After a trip to the cooler, where there’s a rack filled with Yukon Gold potatoes which would later that day become part of Red Hen’s delicious Potato Bread- in fact, a full 25% of that bread are these Vermont-grown potatoes- and tubs of ‘sponge’, we got a shock to our systems by entering the baking room: warm is an understatement! Randy, co-owner of Red Hen, joined us as we admired the massive, multi-layered, hearth oven responsible for finishing off the much-loved loaves. Weighing 15 tons and holding 4 compartments, it uses the ancient technology of radiant heat to bake the bread in uneven ways which gives the loaves their multi-toned hues. In fact, Randy told us they train their bakers to know the bread is done when there are three colors visible.

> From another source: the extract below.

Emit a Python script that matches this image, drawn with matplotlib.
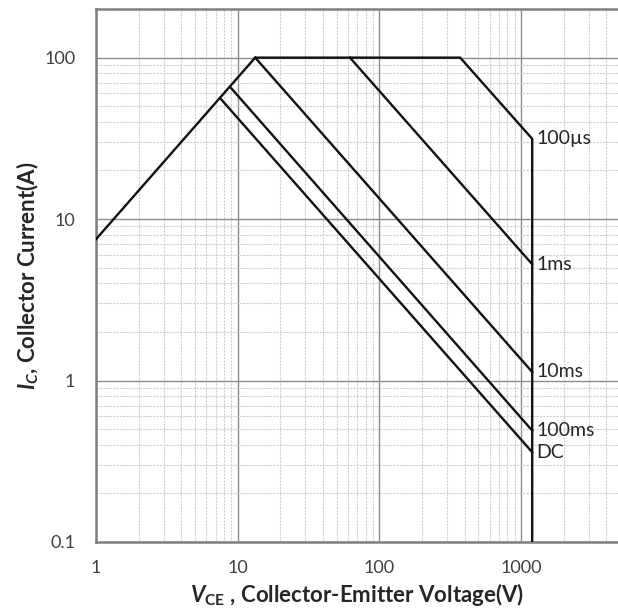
import matplotlib
matplotlib.use("Agg")
import matplotlib.pyplot as plt
from matplotlib.ticker import LogLocator, FixedLocator, FixedFormatter, NullFormatter

plt.rcParams['font.family'] = ['Lato', 'DejaVu Sans']
plt.rcParams['mathtext.fontset'] = 'custom'
plt.rcParams['mathtext.rm'] = 'Lato:bold'
plt.rcParams['mathtext.it'] = 'Lato:bold:italic'
plt.rcParams['mathtext.bf'] = 'Lato:bold'

# Safe operating area data (V, A)
envelope_v = [1, 13.3, 372, 1200, 1200]
envelope_i = [7.5, 100, 100, 31.4, 0.1]
ms1_v = [62, 1200]
ms1_i = [100, 5.25]
ms10_v = [13.3, 1200]
ms10_i = [100, 1.13]
ms100_v = [9.0, 1200]
ms100_i = [64.7, 0.49]
dc_v = [7.67, 1200]
dc_i = [55, 0.36]
curve_labels = ["100µs", "1ms", "10ms", "100ms", "DC"]
label_i = [31.4, 5.25, 1.13, 0.49, 0.36]
label_v = 1200

xticks = [1, 10, 100, 1000]
xticklabels = ["1", "10", "100", "1000"]
yticks = [0.1, 1, 10, 100]
yticklabels = ["0.1", "1", "10", "100"]

fig = plt.figure(figsize=(6.18, 6.12), dpi=100)
ax = fig.add_axes([96/618, 70/612, 522/618, 533/612])
ax.set_xscale('log')
ax.set_yscale('log')
ax.set_xlim(1, 4840)
ax.set_ylim(0.1, 200)

lw = 1.7
for v, i in [(envelope_v, envelope_i), (ms1_v, ms1_i), (ms10_v, ms10_i),
             (ms100_v, ms100_i), (dc_v, dc_i)]:
    ax.plot(v, i, color='#111111', lw=lw, solid_joinstyle='miter', zorder=3)

for lab, yi in zip(curve_labels, label_i):
    ax.text(label_v * 1.07, yi, lab, fontsize=14, color='#262626',
            ha='left', va='center', zorder=4)

ax.xaxis.set_major_locator(FixedLocator(xticks))
ax.xaxis.set_major_formatter(FixedFormatter(xticklabels))
ax.yaxis.set_major_locator(FixedLocator(yticks))
ax.yaxis.set_major_formatter(FixedFormatter(yticklabels))
ax.xaxis.set_minor_locator(LogLocator(base=10, subs=range(2, 10), numticks=20))
ax.yaxis.set_minor_locator(LogLocator(base=10, subs=range(2, 10), numticks=20))
ax.xaxis.set_minor_formatter(NullFormatter())
ax.yaxis.set_minor_formatter(NullFormatter())

ax.grid(which='minor', color='#cfcfcf', lw=0.8, ls=(0, (2, 1)))
ax.grid(which='major', color='#8c8c8c', lw=1.0)
ax.set_axisbelow(True)

ax.tick_params(which='both', length=0)
ax.tick_params(axis='x', pad=13, labelsize=13, labelcolor='#404040')
ax.tick_params(axis='y', pad=15, labelsize=13, labelcolor='#404040')

for s in ['top', 'left', 'bottom']:
    ax.spines[s].set_color('#808080')
    ax.spines[s].set_linewidth(1.8)
ax.spines['right'].set_visible(False)

ax.set_xlabel(r'$V_{\mathrm{CE}}$ , Collector-Emitter Voltage(V)', fontsize=16,
              fontweight='bold', color='#262626')
ax.set_ylabel(r'$I_C$, Collector Current(A)', fontsize=16,
              fontweight='bold', color='#262626')
ax.xaxis.label.set_va('center')
ax.yaxis.label.set_va('center')
ax.xaxis.set_label_coords(0.5, (542 - 595) / 533)
ax.yaxis.set_label_coords((28 - 96) / 522, 0.5)

fig.savefig('out.png', dpi=100)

Before we got to the very satisfying finale (a bread tasting!), Randy and Brian talked to us about just how closely they work with local farmers to get the exact kind of flours they need. Working hand-in-hand with local farmers such as Ben Gleason of Gleason’s Grains and Tom Kenyon of The Nitty Gritty Grain Co., as well as the Northern Grain Growers Association and UVM faculty, these bakers are able to specify the type, quality, and milling of the grains they use and to amp up the amount of Vermont-grown grains in their breads. Or, they can, but only to a certain extent: as we know, Mother Nature really has the final word when it comes to what’s available.
We left Red Hen Baking Company with a deep respect for the knowledge and commitment of the bakers and employees of the company, who know so much of the ‘why’s and how’s’ of bread-making, and who also know the value of making local products out of local ingredients. As times and demands change, we can trust this bakery to keep the community of Vermont in their hearts, and to keep that oven going!